They’ve remade King Kong, they’ve remade Godzilla, now Hollywood has set their sights on another giant animal from years past: Mighty Joe Young. But this updated remake is more of an example of modern special effects technology than of good storytelling. If you’re just going to see the ape, Mighty Joe Young will suffice…but don’t expect more than that.
The Joe of the title is a giant gorilla. Not quite King Kong sized, he’s still large enough to ignite fear in the hearts of the superstitious, and greed in the hearts of evil poachers. But Joe isn’t a monster, he’s just a misunderstood animal. His protector is the beautiful Jill Young (Charlize Theron), who was orphaned at the same time as Joe when her mother, renknowned primatologist Dr. Ruth Young (Linda Purl), ran afoul of the poacher Strasser (Rade Serbedzija).
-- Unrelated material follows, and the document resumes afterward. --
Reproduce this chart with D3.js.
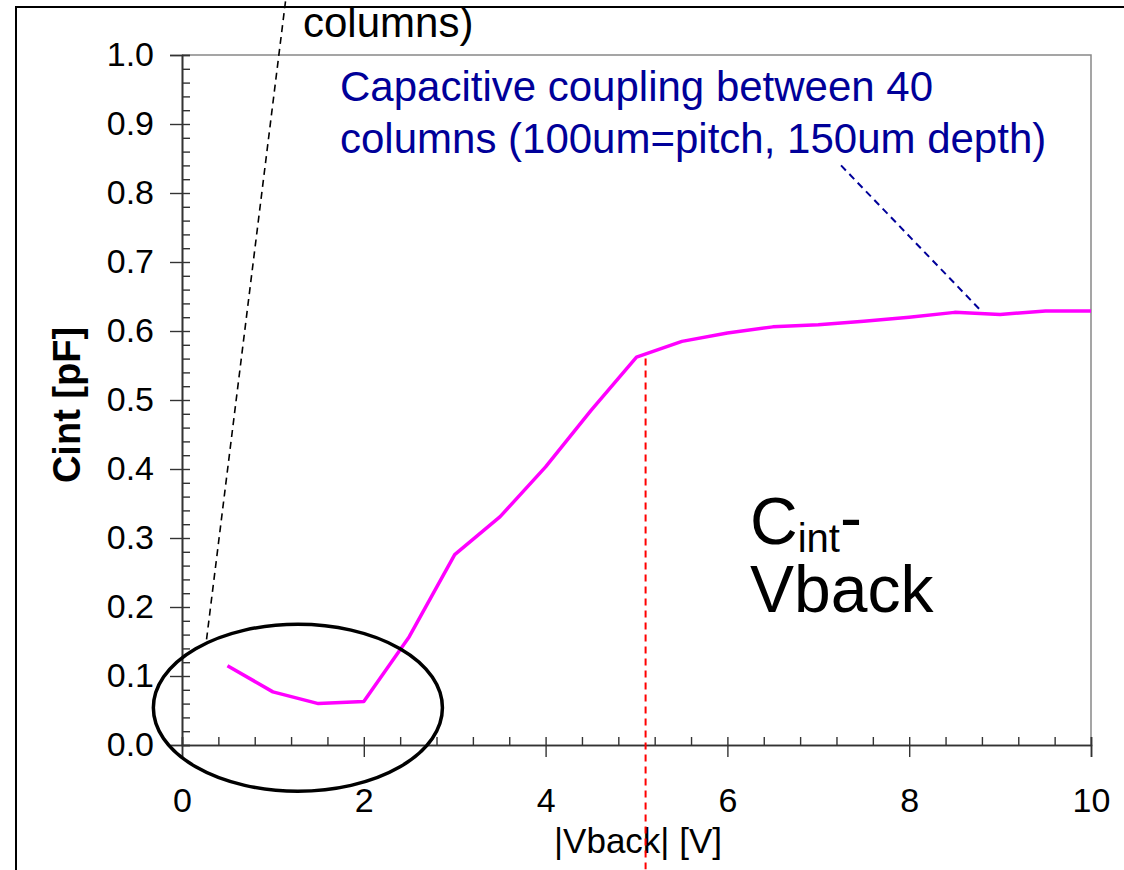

But, despite her best efforts, Jill can’t keep Joe a secret from the world. People like Gregg O’Hara (Bill Paxton) keep popping up. Gregg works at an animal preserve outside of Los Angeles, and has come to the wilds of Africa in search of a legend: Joe. Gregg offers to give the big monkey a home in L.A.. But what is the best thing for Joe? To stay home, and be hunted…or to live in a cage (a safe cage, but a cage nonetheless).
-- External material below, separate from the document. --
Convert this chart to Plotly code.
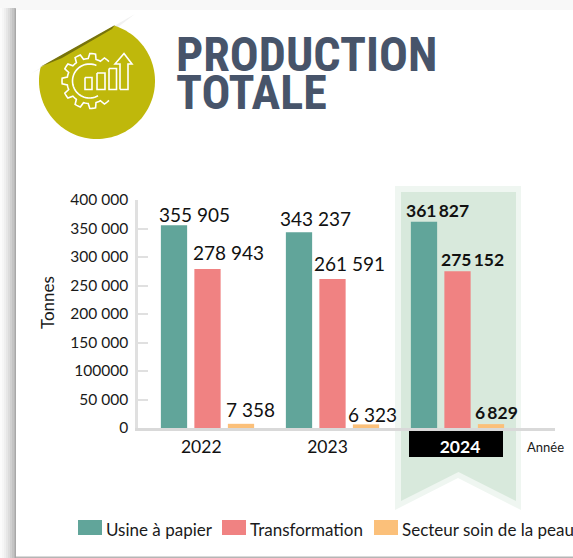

But, wherever Joe goes, there will be danger. Strasser is still around (now running an animal preserve of his own, where he secretly butchers endangered species), and still bears a personal grudge against the giant ape. He makes it his mission to find and kill Joe (and, of course, to sell his remains for a huge profit), wherever he is.
Mighty Joe Young himself is the film’s greatest achievement. As a special effect, he is truly a marvel. He is so realistic, in fact, that he’s often more believable than the human actors in the film. That said, his character is far from perfect…in fact, it is quite variable. At times, he’s merely a brute animal, little more than a monster. But, when the screenplay requires it, his IQ shoots up a hundredfold, and he becomes a hairy Einstein, amused at the foolish antics of the puny humans around him.
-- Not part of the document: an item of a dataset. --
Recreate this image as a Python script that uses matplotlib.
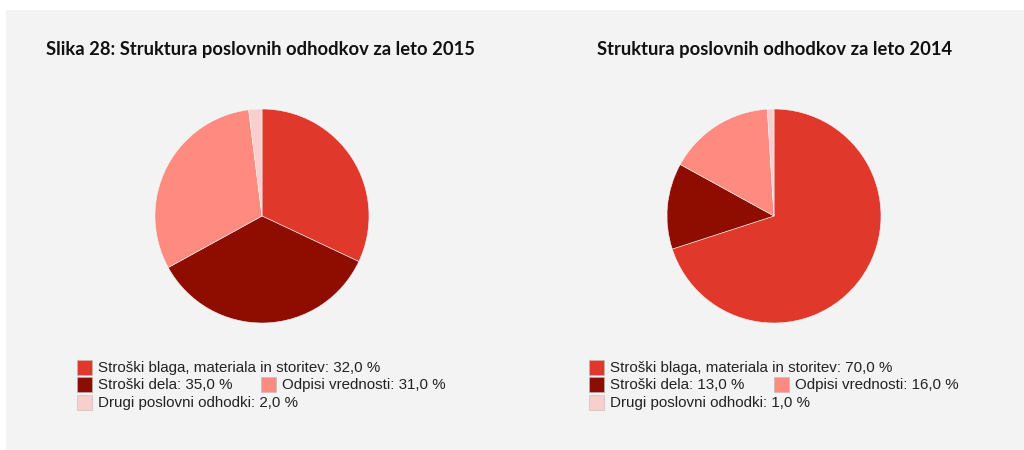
import matplotlib
matplotlib.use("Agg")
import matplotlib.pyplot as plt
from matplotlib.patches import Rectangle

# ------------------------------------------------------------
# data
# ------------------------------------------------------------
categories = [
    "Stroški blaga, materiala in storitev",
    "Stroški dela",
    "Odpisi vrednosti",
    "Drugi poslovni odhodki",
]
values_2015 = [32.0, 35.0, 31.0, 2.0]
values_2014 = [70.0, 13.0, 16.0, 1.0]
titles = ["Slika 28: Struktura poslovnih odhodkov za leto 2015",
          "Struktura poslovnih odhodkov za leto 2014"]
colors = ["#e0392b", "#8f0c00", "#ff8a7f", "#f8cfcc"]

W, H = 1024, 450
fig = plt.figure(figsize=(W / 100, H / 100), dpi=100)
fig.patch.set_facecolor("white")

# grey panel behind everything
fig.patches.append(Rectangle((6 / W, 0), 1 - 6 / W, 1 - 10 / H,
                             transform=fig.transFigure, facecolor="#f3f3f3",
                             edgecolor="none", zorder=-10))


def fmt(v):
    return f"{v:.1f}".replace(".", ",") + " %"


def px(x, y):
    # pixel coords (top-left origin) -> figure fraction
    return x / W, 1 - y / H


def draw_panel(values, title, cx, title_x, leg_x, leg_x2):
    r = 107
    cy = 216
    ax = fig.add_axes([(cx - r) / W, (H - cy - r) / H, 2 * r / W, 2 * r / H])
    ax.pie(values, colors=colors, startangle=90, counterclock=False,
           radius=1.0, wedgeprops=dict(edgecolor="#f3f3f3", linewidth=0.4))
    ax.set_xlim(-1.0, 1.0)
    ax.set_ylim(-1.0, 1.0)
    ax.axis("off")

    fig.text(*px(title_x, 50), title, fontsize=13.2, fontweight="bold",
             family="Lato", color="#111111", va="center", ha="left")

    # legend: 1 item / 2 items / 1 item
    rows = [[(0, leg_x)], [(1, leg_x), (2, leg_x2)], [(3, leg_x)]]
    ys = [367, 384, 402]
    for row, y in zip(rows, ys):
        for idx, x in row:
            fig.patches.append(Rectangle(px(x, y + 8), 15 / W, 15 / H,
                                         transform=fig.transFigure,
                                         facecolor=colors[idx],
                                         edgecolor="#bbbbbb", linewidth=0.4))
            fig.text(*px(x + 21, y + 1), f"{categories[idx]}: {fmt(values[idx])}",
                     fontsize=10.9, family="Liberation Sans", color="#222222",
                     va="center", ha="left")


draw_panel(values_2015, titles[0], 262, 46, 77, 261)
draw_panel(values_2014, titles[1], 774, 597, 589, 774)

fig.savefig("out.png", dpi=100, facecolor=fig.get_facecolor())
Bill Paxton and Charlize Theron are forced to play second banana to the great ape, and neither of them show top form here. They have both shown much more skill in prior roles. Here, their characters are flat and uninteresting, and they don’t seem to put much effort into making them unique. They’re both aware that this is the gorilla’s movie, and they’re just along for the ride.
The film, though advertised as the traditional Disney animal flick, is slightly more violent than one might expect. The film is, after all, about a monstrously giant ape. Still, though a few scenes might be a bit intense for younger children, older kids should get a kick out of Joe, and probably won’t care that the rest of the film is threadbare.
You can’t expect the world from a gorilla movie. But, usually you can expect more than just the gorilla. Luckily, Mighty Joe’s special effects wizardry will be appreciated just as well on the small screen as the big.